Many of the trees and poles toppled, leaving about 30 roads in rural areas, mostly in the northeastern part of the province, impassable.

“You always learn from your experience in every storm and what we learned from the ice storm was our assessment of the damage was a little slow initially,” Thomas said. “In future, crews will be mobilized more quickly to clear roadways of poles and trees so we can do a better damage assessment and fix problems quicker.”

It took NB Power 13 days to restore electricity across the province and at the peak of the outage, almost 300,000 were affected. On the Acadian Peninsula, two people died and dozens became sick from inhaling carbon monoxide after trying to stay warm with their own generators that weren’t properly ventilated.

“We’re confident that if the same storm happened today, the outages wouldn’t last as long,” the CEO said.

Thomas made the comments in the context of storm preparedness week, which just ended. The utility and the provincial government are pushing people to be “72 hours ready,” that is, prepared to go without electricity for as much as three days in the event of a disaster.

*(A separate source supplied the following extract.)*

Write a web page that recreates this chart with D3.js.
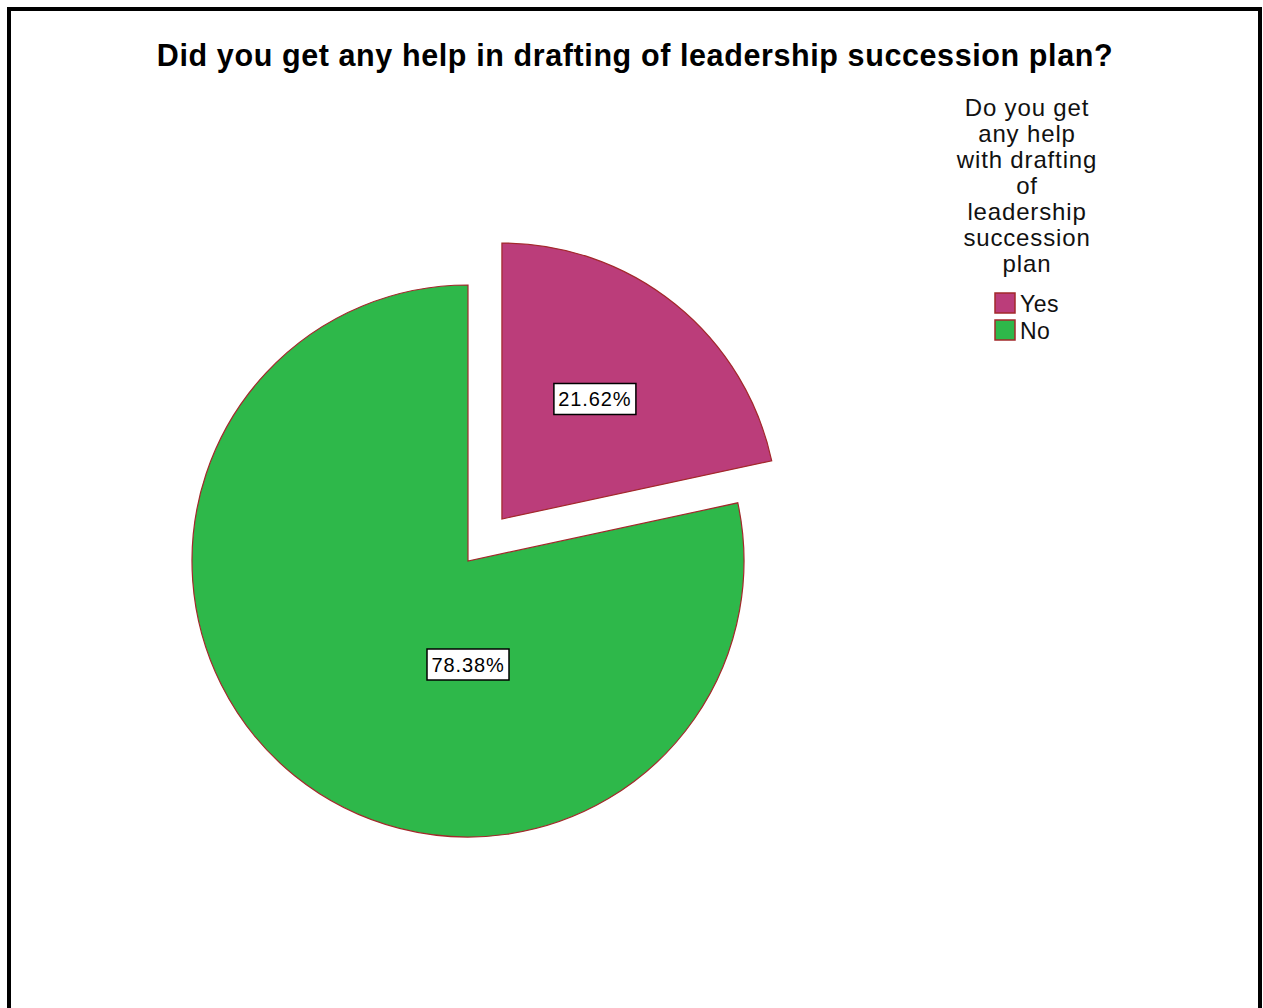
<!DOCTYPE html>
<html>
<head>
<meta charset="utf-8">
<script src="https://cdn.jsdelivr.net/npm/d3@7"></script>
<style>
  html, body { margin: 0; padding: 0; background: #fff; }
  svg { display: block; }
</style>
</head>
<body>
<svg id="chart" width="1263" height="1008"></svg>
<script>
// Survey answers and their shares (percent)
const categories = ["Yes", "No"];
const shares = [21.62, 78.38];
const colors = ["#BB3D7A", "#2EB84A"];
const chartTitle = "Did you get any help in drafting of leadership succession plan?";
const legendTitle = ["Do you get", "any help", "with drafting", "of", "leadership", "succession", "plan"];

const W = 1263, H = 1008;
const svg = d3.select("#chart");
const font = "Liberation Sans, Arial, sans-serif";

// Frame
svg.append("rect")
  .attr("x", 9).attr("y", 9)
  .attr("width", 1251).attr("height", 1020)
  .attr("fill", "#fff").attr("stroke", "#000").attr("stroke-width", 4);

// Title
svg.append("text")
  .attr("x", 635).attr("y", 66)
  .attr("text-anchor", "middle")
  .attr("font-family", font)
  .attr("font-weight", "bold")
  .attr("font-size", 30.5)
  .attr("letter-spacing", 0.6)
  .attr("fill", "#000")
  .text(chartTitle);

// Pie
const cx = 468, cy = 561, R = 276, explode = 54;
const data = categories.map((c, i) => ({ cat: c, value: shares[i], color: colors[i] }));
const pie = d3.pie().sort(null).value(d => d.value);
const arcs = pie(data);
const arc = d3.arc().innerRadius(0).outerRadius(R);

const g = svg.append("g").attr("transform", `translate(${cx},${cy})`);

arcs.forEach((a, i) => {
  const mid = (a.startAngle + a.endAngle) / 2;
  const off = i === 0 ? explode : 0;
  const dx = Math.sin(mid) * off, dy = -Math.cos(mid) * off;
  const sg = g.append("g").attr("transform", `translate(${dx},${dy})`);
  sg.append("path")
    .attr("d", arc(a))
    .attr("fill", a.data.color)
    .attr("stroke", "#A3282B")
    .attr("stroke-width", 1.2);

  // Label position: exploded slice near its mid angle, main slice straight below
  let lx, ly;
  if (i === 0) {
    const la = mid - 0.02;
    lx = Math.sin(la) * R * 0.55;
    ly = -Math.cos(la) * R * 0.55;
  } else {
    lx = 0;
    ly = R * 0.375;
  }
  const label = d3.format(".2f")(a.data.value) + "%";
  const lg = sg.append("g").attr("transform", `translate(${lx},${ly})`);
  lg.append("rect")
    .attr("x", -41).attr("y", -15.5)
    .attr("width", 82).attr("height", 31)
    .attr("fill", "#fff").attr("stroke", "#000").attr("stroke-width", 1.5);
  lg.append("text")
    .attr("x", 0).attr("y", 7)
    .attr("text-anchor", "middle")
    .attr("font-family", font)
    .attr("font-size", 20)
    .attr("letter-spacing", 0.9)
    .attr("fill", "#000")
    .text(label);
});

// Legend
const lgX = 1027;
const legend = svg.append("g");
legend.selectAll("text.lt")
  .data(legendTitle)
  .join("text")
  .attr("class", "lt")
  .attr("x", lgX)
  .attr("y", (d, i) => 116 + i * 26)
  .attr("text-anchor", "middle")
  .attr("font-family", font)
  .attr("font-size", 24)
  .attr("letter-spacing", 0.85)
  .attr("fill", "#111")
  .text(d => d);

const items = legend.selectAll("g.item")
  .data(data)
  .join("g")
  .attr("class", "item")
  .attr("transform", (d, i) => `translate(995,${293 + i * 27})`);
items.append("rect")
  .attr("width", 20).attr("height", 20)
  .attr("fill", d => d.color)
  .attr("stroke", "#A3282B").attr("stroke-width", 1.5);
items.append("text")
  .attr("x", 25).attr("y", 19)
  .attr("font-family", font)
  .attr("font-size", 23)
  .attr("letter-spacing", 0.5)
  .attr("fill", "#111")
  .text(d => d.cat);
</script>
</body>
</html>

For its part, the utility has already fixed poles that collapsed under heavy loads with more guy-wiring or anchoring and reinforced transmission lines with more metal. By the end of December, it hopes to have better secured the major lines that feed Miscou Island that have failed twice this year alone.

Rick Doucet, the minister of energy and resource development, said in an interview Tuesday that while he’s pleased with the measures NB Power has taken, he believes people would be foolhardy to believe an outage like what happened last January couldn’t happen again.

“We can’t be naive to think this won’t happen again. Climate change is upon us, we’re seeing more storms, bigger storms, we’re seeing storm after storm after storm. I look at this and the response they’ve put in place, and we need to learn lessons from it.”

Doucet said it might seem simple to clear roads of debris, but it takes specially trained people to handle high-voltage wires, which, for safety reasons, must be treated as live.

“NB Power’s going to have to lead the charge on that and get out there and get this stuff, the debris, out of the way,” he said. “We’ve had ice storms in the past, but they didn’t create the problem we had this last time. And more of this is coming just around the corner.”

Some critics believe NB Power must be more aggressive in strengthening its infrastructure to handle future storms.

While Thomas said it would take at least a decade to secure poles as well as they have been in the Acadian Peninsula, Green Party leader David Coon said that’s not good enough.

“You can’t predict where the next ice storm will hit,” he said in an interview Tuesday. “It could hit southeastern New Brunswick, it could hit Memramcook, it could hit Charlotte County.”